Como casi todo aquello que nos es imprescindible, la relación con los demás tiene dos caras: por un lado, da sentido a nuestra existencia, alimentando impulsos benignos como la Solidaridad, la Empatía y el Apego. Y por el otro, nos sumerge en un mar de puntos de vista diferentes, de compatibilidades complejas, de relaciones humanas al fin y al cabo, que resulta extenuante gestionar correctamente. Si relacionarse con el propio “Yo” ya es una tarea de titanes hacerlo con las decenas de “Yos” de nuestro círculo más cercano, se convierte en un reto agotador.

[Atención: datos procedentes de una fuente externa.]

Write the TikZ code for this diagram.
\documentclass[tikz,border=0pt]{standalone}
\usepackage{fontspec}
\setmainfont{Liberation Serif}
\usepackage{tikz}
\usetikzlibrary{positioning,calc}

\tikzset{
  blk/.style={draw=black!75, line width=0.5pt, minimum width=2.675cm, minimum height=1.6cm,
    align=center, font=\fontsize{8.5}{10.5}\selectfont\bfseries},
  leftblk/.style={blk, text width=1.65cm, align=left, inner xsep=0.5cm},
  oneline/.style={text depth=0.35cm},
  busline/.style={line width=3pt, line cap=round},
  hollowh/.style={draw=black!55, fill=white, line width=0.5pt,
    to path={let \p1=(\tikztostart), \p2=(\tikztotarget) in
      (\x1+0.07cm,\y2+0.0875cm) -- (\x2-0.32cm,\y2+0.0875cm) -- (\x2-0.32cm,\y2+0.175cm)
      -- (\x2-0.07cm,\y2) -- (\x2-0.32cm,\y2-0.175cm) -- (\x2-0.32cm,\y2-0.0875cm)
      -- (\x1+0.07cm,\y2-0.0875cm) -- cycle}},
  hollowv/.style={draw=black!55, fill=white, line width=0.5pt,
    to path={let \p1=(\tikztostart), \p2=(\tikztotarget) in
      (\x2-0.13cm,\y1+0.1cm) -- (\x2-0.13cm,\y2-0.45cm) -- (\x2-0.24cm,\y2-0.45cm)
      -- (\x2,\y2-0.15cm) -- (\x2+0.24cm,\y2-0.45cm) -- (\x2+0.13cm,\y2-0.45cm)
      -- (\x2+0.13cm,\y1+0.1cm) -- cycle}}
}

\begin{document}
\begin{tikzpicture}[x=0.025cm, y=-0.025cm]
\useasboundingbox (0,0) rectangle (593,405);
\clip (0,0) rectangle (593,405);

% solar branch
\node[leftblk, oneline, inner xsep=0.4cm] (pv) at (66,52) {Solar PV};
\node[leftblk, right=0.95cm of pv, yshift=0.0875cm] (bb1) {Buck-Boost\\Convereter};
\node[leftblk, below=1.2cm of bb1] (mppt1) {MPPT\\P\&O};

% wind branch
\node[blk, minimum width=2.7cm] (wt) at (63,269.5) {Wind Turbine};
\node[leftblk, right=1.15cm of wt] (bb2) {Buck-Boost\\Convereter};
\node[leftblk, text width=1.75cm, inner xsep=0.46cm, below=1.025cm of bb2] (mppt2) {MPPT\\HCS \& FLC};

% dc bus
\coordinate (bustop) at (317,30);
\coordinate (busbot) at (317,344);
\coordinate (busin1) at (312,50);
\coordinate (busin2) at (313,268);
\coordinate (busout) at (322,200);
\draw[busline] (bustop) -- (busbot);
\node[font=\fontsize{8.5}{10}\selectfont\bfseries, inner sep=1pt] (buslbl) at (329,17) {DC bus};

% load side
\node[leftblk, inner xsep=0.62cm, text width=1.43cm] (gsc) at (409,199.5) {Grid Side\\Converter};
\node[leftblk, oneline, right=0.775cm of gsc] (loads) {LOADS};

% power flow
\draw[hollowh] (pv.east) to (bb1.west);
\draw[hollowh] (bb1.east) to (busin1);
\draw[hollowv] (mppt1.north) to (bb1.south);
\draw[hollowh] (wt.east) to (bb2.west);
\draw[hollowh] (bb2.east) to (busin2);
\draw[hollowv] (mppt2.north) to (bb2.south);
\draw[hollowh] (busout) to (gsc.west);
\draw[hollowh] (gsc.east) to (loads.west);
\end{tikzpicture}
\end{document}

Cuando la hermandad nace en el mar
Y hablando de mares: ¿qué ocurre con las relaciones humanas cuando navegamos? Pues, aunque no pretendo que estas líneas merezcan la consideración de un estudio científico, si puedo afirmar, basándome en años de experiencia, que el hecho de que navegando pasemos de mero “grupo de personas” a “tripulación” lo cambia todo, lo mejora.

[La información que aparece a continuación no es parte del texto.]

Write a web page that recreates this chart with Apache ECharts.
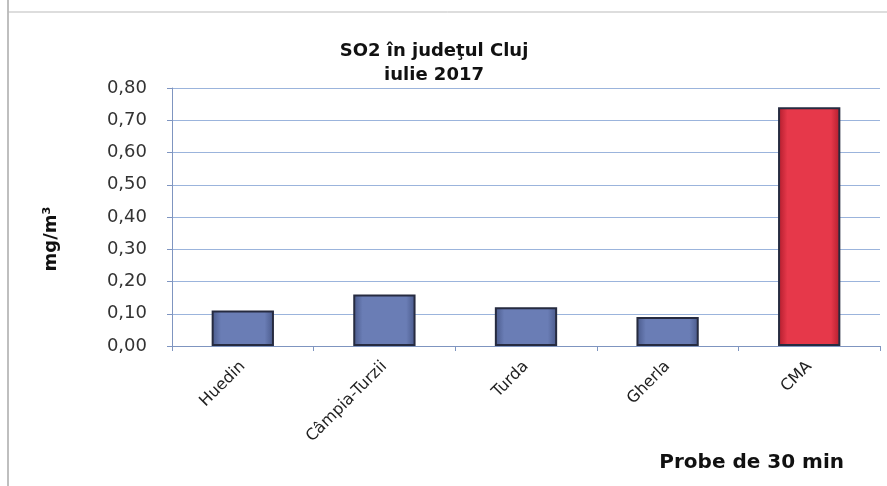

Será, quizá, porque al largar amarras y separarnos de la costa las miles de complejidades que nos abruman en tierra, apelmazando nuestro carácter, agotando nuestra paciencia y nuestras fuerzas, se reducen a tres o cuatro reglas básicas, empezando por la primera de todas: debemos colaborar para asegurarnos la supervivencia en un medio hostil y salvaje. Y, además, no existe otra alternativa que hacerlo así -salvo, en las primeras millas, arrojarse por la borda e intentar alcanzar a nado el litoral-. En el pequeño universo que es una embarcación, esa regla fundamental rige como la Fuerza de la Gravedad terrestre: se vive con ella, no está sujeta a debate.
De vuelta al origen
Y es bien sabido que no hay nada que estimule más la tolerancia a los errores de los demás que necesitarse mutuamente. Porque, frente al Océano, volvemos a nuestro estado primitivo, aquel que nos motivo a desarrollar nuestro carácter de criaturas sociales, colaborativas, sin el cual hubiésemos perecido devorados por los tigres de dientes de sable o pisoteados por un mamut. El barco nos necesita unidos -al menos en las tareas básicas: mantenerlo a flote, hacerlo avanzar, son encomiendas que debemos cumplir como un equipo, coordinada y eficazmente. Los roces diarios, las pequeñas/grandes desavenencias deben quedar aparcadas al aferrar una escota entre varios tripulantes, porque del otro extremo, quien pretende quitárnosla de las manos tiene una fuerza y una persistencia infinitamente superior a la nuestra como individuos.
Lazos inseparables
Es por ello que lo que une la Mar es muy difícil que pueda separarse jamás. Los veteranos de guerra se llaman entre ellos “Hermanos de Sangre”, reflejando así que los vínculos que se han creado durante la lucha por la supervivencia se vuelven indestructibles. Sin necesidad de haberse visto sometido al castigo del combate, cualquiera que haya navegado las millas suficientes sabe que cuando una tripulación consigue “encajar”, termina por constituir, junto a su barco, una entidad superior, una criatura compuesta de las almas y habilidades de todos, sumadas, a las que se debe añadir la personalidad de la propia embarcación. Por ello, desde hace siglos, los marinos incluyen en su trayectoria vital los nombres de los buques en los que sirvieron, a modo de explicación sobre quienes son y de qué son capaces. Por ello se lleva siglos bordando nombres en gorras y uniformes, enarbolando vistosos gallardetes en los mastelerillos.
Resulta indiferente la eslora, la categoría o el número de sus tripulantes, aficionados o profesionales, y es especialmente aplicable a la navegación a vela: cuando después de hacer frente común a un desafío, una tripulación siente avanzar bajo sus pies el casco de su barco entre las olas, con fluidez y recuperada determinación, los corazones, al unísono, se llenan de satisfacción por el trabajo bien hecho, las diferencias dejan de tener importancia y los lazos entre los afines se estrechan. Es probable que nos separemos al desembarcar, que los azares en tierra nos alejen, quizá definitivamente, pero nunca olvidaremos que la fuerza de las olas nos hizo “Hermanos de Mar”.